The dark exciton ground state promotes photon-pair emission in individual perovskite nanocrystals

• Published in: Nature communications Vol. 11; no. 1; p. 6001
• Main Authors: Tamarat, Philippe, Hou, Lei, Trebbia, Jean-Baptiste, Swarnkar, Abhishek, Biadala, Louis, Louyer, Yann, Bodnarchuk, Maryna I., Kovalenko, Maksym V., Even, Jacky, Lounis, Brahim
• Format: Journal Article
• Language: English
• Published: London Nature Publishing Group 26.11.2020; Nature Publishing Group UK; Nature Portfolio
• Subjects: Anisotropy; Cesium; Crystals; Emitters; Emitters (electron); Excitons; Fine structure; Holes (electron deficiencies); Iodides; Lead; Lead compounds; Light emission; Low temperature; Metal halides; Nanocrystals; Optical properties; Optoelectronics; Perovskites; Photoluminescence; Photons; Physics; Quantum Physics; Recombination; Thermal coupling; Ultrastructure
• ISSN: 2041-1723; 2041-1723
• DOI: 10.1038/s41467-020-19740-7

Abstract Cesium lead halide perovskites exhibit outstanding optical and electronic properties for a wide range of applications in optoelectronics and for light-emitting devices. Yet, the physics of the band-edge exciton, whose recombination is at the origin of the photoluminescence, is not elucidated.

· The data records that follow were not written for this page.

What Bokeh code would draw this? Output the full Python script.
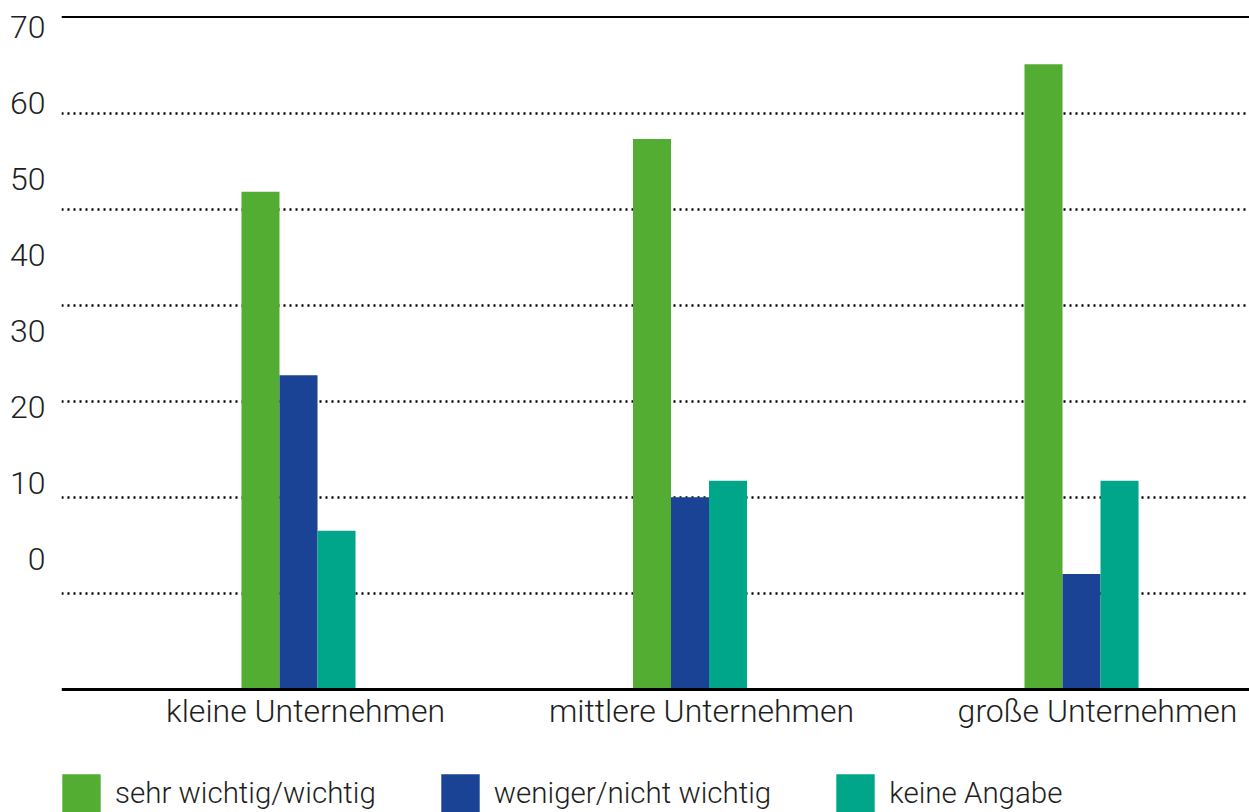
from bokeh.plotting import figure
from bokeh.models import (ColumnDataSource, Range1d, LinearAxis, FixedTicker,
                          Span, Legend, LegendItem)
from bokeh.transform import dodge
from bokeh.embed import file_html
from bokeh.resources import INLINE

# ---- data ----
categories = ["kleine Unternehmen", "mittlere Unternehmen", "große Unternehmen"]
series_names = ["sehr wichtig/wichtig", "weniger/nicht wichtig", "keine Angabe"]
sehr_wichtig = [51.8, 57.3, 65.1]
weniger_wichtig = [32.7, 20.0, 12.0]
keine_angabe = [16.5, 21.7, 21.7]
y_tick_values = [0, 10, 20, 30, 40, 50, 60, 70]
grid_values = [10, 20, 30, 40, 50, 60]
top_line_value = 70

colors = ["#53ad33", "#1a4396", "#00a68a"]
FONT = "Roboto Light, Roboto"
TEXT = "#1e1e1e"

src = ColumnDataSource(dict(
    idx=list(range(len(categories))),
    cat=categories,
    s1=sehr_wichtig, s2=weniger_wichtig, s3=keine_angabe,
))

p = figure(width=1249, height=812, output_backend="svg", toolbar_location=None,
           x_range=Range1d(-0.6054, 2.4291), y_range=Range1d(-12.84, 71),
           x_axis_location=None, y_axis_location=None,
           min_border_left=61, min_border_right=0, min_border_top=7, min_border_bottom=0)
p.outline_line_color = None
p.background_fill_color = "white"
p.border_fill_color = "white"

# label ranges (tick labels in the original sit at their own spacing)
p.extra_y_ranges = {"lab": Range1d(-33.42, 72.5)}
p.extra_x_ranges = {"lab": Range1d(-0.6162, 2.3838)}

bw = 0.0971
r1 = p.vbar(x=dodge("idx", -bw, range=p.x_range), top="s1", bottom=0, width=bw, source=src,
            fill_color=colors[0], line_color=None)
r2 = p.vbar(x=dodge("idx", 0.0, range=p.x_range), top="s2", bottom=0, width=bw, source=src,
            fill_color=colors[1], line_color=None)
r3 = p.vbar(x=dodge("idx", bw, range=p.x_range), top="s3", bottom=0, width=bw, source=src,
            fill_color=colors[2], line_color=None)

# grid
p.xgrid.visible = False
p.ygrid.ticker = FixedTicker(ticks=grid_values)
p.ygrid.grid_line_color = "black"
p.ygrid.grid_line_width = 2.3
p.ygrid.grid_line_dash = "2 4"

p.add_layout(Span(location=top_line_value, dimension="width", line_color="black", line_width=2))

# y axis (labels)
yax = LinearAxis(y_range_name="lab", ticker=FixedTicker(ticks=y_tick_values))
yax.axis_line_color = None
yax.major_tick_line_color = None
yax.minor_tick_line_color = None
yax.major_tick_out = 0
yax.major_tick_in = 0
yax.major_label_standoff = 16
yax.major_label_text_font = FONT
yax.major_label_text_font_size = "32px"
yax.major_label_text_color = TEXT
p.add_layout(yax, "left")

# x axis (categories), fixed at the zero baseline
xax = LinearAxis(x_range_name="lab", ticker=FixedTicker(ticks=list(range(len(categories)))),
                 fixed_location=0)
xax.major_label_overrides = {i: c for i, c in enumerate(categories)}
xax.axis_line_color = "black"
xax.axis_line_width = 3
xax.major_tick_line_color = None
xax.minor_tick_line_color = None
xax.major_tick_out = 0
xax.major_tick_in = 0
xax.major_label_standoff = 3
xax.major_label_text_font = FONT
xax.major_label_text_font_size = "32px"
xax.major_label_text_color = TEXT
p.add_layout(xax, "below")

legend = Legend(items=[LegendItem(label=series_names[0], renderers=[r1]),
                       LegendItem(label=series_names[1], renderers=[r2]),
                       LegendItem(label=series_names[2], renderers=[r3])],
                orientation="horizontal", location=(-4, -4.8))
legend.glyph_width = 48
legend.glyph_height = 48
legend.label_standoff = 10
legend.spacing = 60
legend.padding = 0
legend.margin = 0
legend.border_line_color = None
legend.background_fill_alpha = 0
legend.label_text_font = FONT
legend.label_text_font_size = "29.5px"
legend.label_text_color = TEXT
p.add_layout(legend, "center")

open("out.html", "w").write(file_html(p, INLINE))
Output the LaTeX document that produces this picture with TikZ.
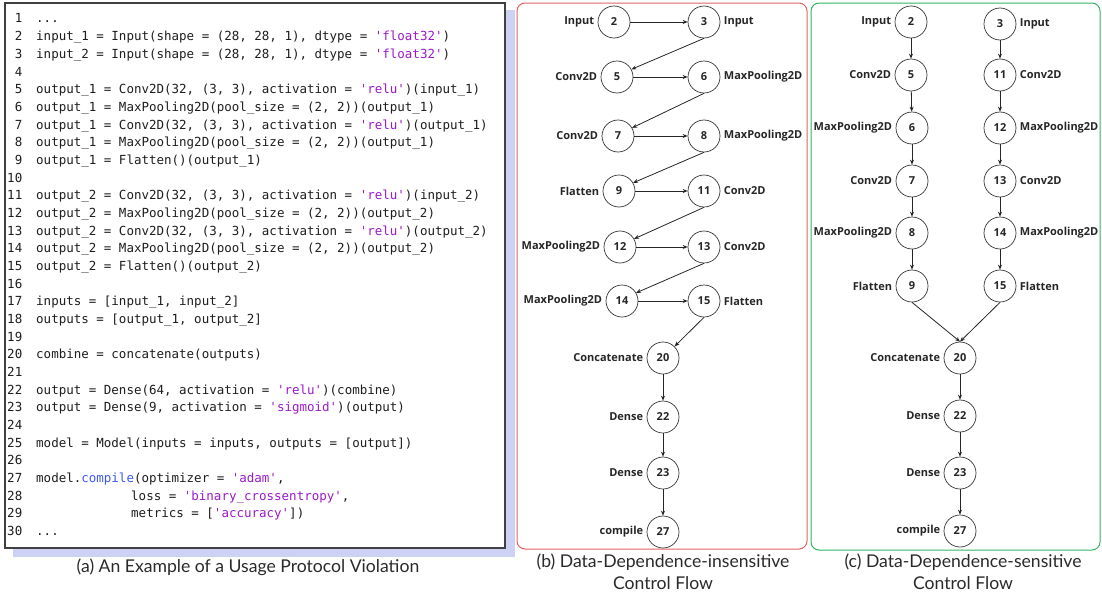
\documentclass[tikz,border=0pt]{standalone}
\usepackage{fontspec}
\setmainfont{Open Sans}
\newfontfamily\codefont{DejaVu Sans Mono}
\newfontfamily\capfont{Lato}
\usetikzlibrary{arrows.meta}
\definecolor{strc}{HTML}{9C1ACB}
\definecolor{fnc}{HTML}{3F57F0}
\definecolor{codec}{HTML}{1E1E1E}
\definecolor{shadowc}{HTML}{CDD1F3}
\definecolor{redc}{HTML}{E06262}
\definecolor{greenc}{HTML}{2FB463}
\definecolor{capc}{HTML}{2A2A2A}
\newcommand\str[1]{\textcolor{strc}{'#1'}}
\newcommand\codeln[2]{%
  \node[numline] (N#1) at (22.5,{23+(#1-1)*17.67}) {#1};%
  \node[codeline] (L#1) at (36,{23+(#1-1)*17.67}) {#2};}
\newcommand\numln[1]{\node[numline] (N#1) at (22.5,{23+(#1-1)*17.67}) {#1};}
\begin{document}
\begin{tikzpicture}[x=1pt,y=-1pt,
  codeline/.style={anchor=base west,inner sep=0pt,text=codec,font=\codefont\fontsize{12.5}{12.5}\selectfont},
  numline/.style={anchor=base east,inner sep=0pt,text=codec,font=\codefont\fontsize{12.5}{12.5}\selectfont},
  cnode/.style={circle,draw=black!80,line width=0.7pt,minimum size=32pt,inner sep=0pt,font=\bfseries\fontsize{11}{11}\selectfont,text=black!85,label distance=1pt},
  lab/.style={font=\bfseries\fontsize{11}{11}\selectfont,text=black!85},
  arr/.style={-{Stealth[length=5pt,width=4pt]},line width=0.8pt,draw=black!85},
  captext/.style={font=\capfont\fontsize{17.6}{17.6}\selectfont,text=capc,inner sep=0pt},
]
\useasboundingbox (0,0) rectangle (1102,597);
% ---- panel (a)
\fill[shadowc] (13,10) rectangle (515,557);
\draw[fill=white,draw=black!75,line width=1.1pt] (5,3) rectangle (505,548);
\codeln{1}{...}
\codeln{2}{input\_1 = Input(shape = (28, 28, 1), dtype = \str{float32})}
\codeln{3}{input\_2 = Input(shape = (28, 28, 1), dtype = \str{float32})}
\numln{4}
\codeln{5}{output\_1 = Conv2D(32, (3, 3), activation = \str{relu})(input\_1)}
\codeln{6}{output\_1 = MaxPooling2D(pool\_size = (2, 2))(output\_1)}
\codeln{7}{output\_1 = Conv2D(32, (3, 3), activation = \str{relu})(output\_1)}
\codeln{8}{output\_1 = MaxPooling2D(pool\_size = (2, 2))(output\_1)}
\codeln{9}{output\_1 = Flatten()(output\_1)}
\numln{10}
\codeln{11}{output\_2 = Conv2D(32, (3, 3), activation = \str{relu})(input\_2)}
\codeln{12}{output\_2 = MaxPooling2D(pool\_size = (2, 2))(output\_2)}
\codeln{13}{output\_2 = Conv2D(32, (3, 3), activation = \str{relu})(output\_2)}
\codeln{14}{output\_2 = MaxPooling2D(pool\_size = (2, 2))(output\_2)}
\codeln{15}{output\_2 = Flatten()(output\_2)}
\numln{16}
\codeln{17}{inputs = [input\_1, input\_2]}
\codeln{18}{outputs = [output\_1, output\_2]}
\numln{19}
\codeln{20}{combine = concatenate(outputs)}
\numln{21}
\codeln{22}{output = Dense(64, activation = \str{relu})(combine)}
\codeln{23}{output = Dense(9, activation = \str{sigmoid})(output)}
\numln{24}
\codeln{25}{model = Model(inputs = inputs, outputs = [output])}
\numln{26}
\codeln{27}{model.\textcolor{fnc}{compile}(optimizer = \str{adam},}
\numln{28}
\node[codeline] (L28) at (131,{23+27*17.67}) {loss = \str{binary\_crossentropy},};
\numln{29}
\node[codeline] (L29) at (131,{23+28*17.67}) {metrics = [\str{accuracy}])};
\codeln{30}{...}
\node[captext] (capa) at (248,567) {(a) An Example of a Usage Protocol Violation};
% ---- panel (b)
\draw[redc,line width=1pt,rounded corners=8pt] (517,3) rectangle (807,549);
\node[cnode,label={[lab]left:Input}] (b2) at (614,22) {2};
\node[cnode,label={[lab]right:Input}] (b3) at (704,22) {3};
\node[cnode,label={[lab]left:Conv2D}] (b5) at (617,77) {5};
\node[cnode,label={[lab]right:MaxPooling2D}] (b6) at (704,77) {6};
\node[cnode,label={[lab]left:Conv2D}] (b7) at (618,136) {7};
\node[cnode,label={[lab]right:MaxPooling2D}] (b8) at (704,136) {8};
\node[cnode,label={[lab]left:Flatten}] (b9) at (619,191) {9};
\node[cnode,label={[lab]right:Conv2D}] (b11) at (704,191) {11};
\node[cnode,label={[lab]left:MaxPooling2D}] (b12) at (620,247) {12};
\node[cnode,label={[lab]right:Conv2D}] (b13) at (704,247) {13};
\node[cnode,label={[lab]left:MaxPooling2D}] (b14) at (622,301) {14};
\node[cnode,label={[lab]right:Flatten}] (b15) at (704,301) {15};
\node[cnode,label={[lab]left:Concatenate}] (b20) at (663,358) {20};
\node[cnode,label={[lab]left:Dense}] (b22) at (663,417) {22};
\node[cnode,label={[lab]left:Dense}] (b23) at (663,473) {23};
\node[cnode,label={[lab]left:compile}] (b27) at (663,532) {27};
\draw[arr] (b2) -- (b3);
\draw[arr] (b3.south) -- (b5.28);
\draw[arr] (b5) -- (b6);
\draw[arr] (b6.south) -- (b7.30);
\draw[arr] (b7) -- (b8);
\draw[arr] (b8.south) -- (b9.30);
\draw[arr] (b9) -- (b11);
\draw[arr] (b11.south) -- (b12.30);
\draw[arr] (b12) -- (b13);
\draw[arr] (b13.south) -- (b14.30);
\draw[arr] (b14) -- (b15);
\draw[arr] (b15.south) -- (b20.45);
\draw[arr] (b20) -- (b22);
\draw[arr] (b22) -- (b23);
\draw[arr] (b23) -- (b27);
\node[captext,align=center] (capb) at (663,572) {(b) Data-Dependence-insensitive\\[4pt]Control Flow};
% ---- panel (c)
\draw[greenc,line width=1pt,rounded corners=8pt] (811,3) rectangle (1100,550);
\node[cnode,label={[lab]left:Input}] (c2) at (911,22) {2};
\node[cnode,label={[lab]right:Input}] (c3) at (1000,24) {3};
\node[cnode,label={[lab]left:Conv2D}] (c5) at (911,75) {5};
\node[cnode,label={[lab]right:Conv2D}] (c11) at (1000,75) {11};
\node[cnode,label={[lab]left:MaxPooling2D}] (c6) at (912,128) {6};
\node[cnode,label={[lab]right:MaxPooling2D}] (c12) at (1000,128) {12};
\node[cnode,label={[lab]left:Conv2D}] (c7) at (912,181) {7};
\node[cnode,label={[lab]right:Conv2D}] (c13) at (1000,181) {13};
\node[cnode,label={[lab]left:MaxPooling2D}] (c8) at (912,233) {8};
\node[cnode,label={[lab]right:MaxPooling2D}] (c14) at (1000,233) {14};
\node[cnode,label={[lab]left:Flatten}] (c9) at (912,286) {9};
\node[cnode,label={[lab]right:Flatten}] (c15) at (1000,286) {15};
\node[cnode,label={[lab]left:Concatenate}] (c20) at (960,358) {20};
\node[cnode,label={[lab]left:Dense}] (c22) at (960,416) {22};
\node[cnode,label={[lab]left:Dense}] (c23) at (960,473) {23};
\node[cnode,label={[lab]left:compile}] (c27) at (960,531) {27};
\draw[arr] (c2) -- (c5);
\draw[arr] (c5) -- (c6);
\draw[arr] (c6) -- (c7);
\draw[arr] (c7) -- (c8);
\draw[arr] (c8) -- (c9);
\draw[arr] (c3) -- (c11);
\draw[arr] (c11) -- (c12);
\draw[arr] (c12) -- (c13);
\draw[arr] (c13) -- (c14);
\draw[arr] (c14) -- (c15);
\draw[arr] (c9.south) -- (c20.north);
\draw[arr] (c15.south) -- (c20.north);
\draw[arr] (c20) -- (c22);
\draw[arr] (c22) -- (c23);
\draw[arr] (c23) -- (c27);
\node[captext,align=center] (capc) at (963,572) {(c) Data-Dependence-sensitive\\[4pt]Control Flow};
\end{tikzpicture}
\end{document}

Here, we unveil the exciton fine structure of individual cesium lead iodide perovskite nanocrystals and demonstrate that it is governed by the electron-hole exchange interaction and nanocrystal shape anisotropy. The lowest-energy exciton state is a long-lived dark singlet state, which promotes the creation of biexcitons at low temperatures and thus correlated photon pairs. These bright quantum emitters in the near-infrared have a photon statistics that can readily be tuned from bunching to antibunching, using magnetic or thermal coupling between dark and bright exciton sublevels.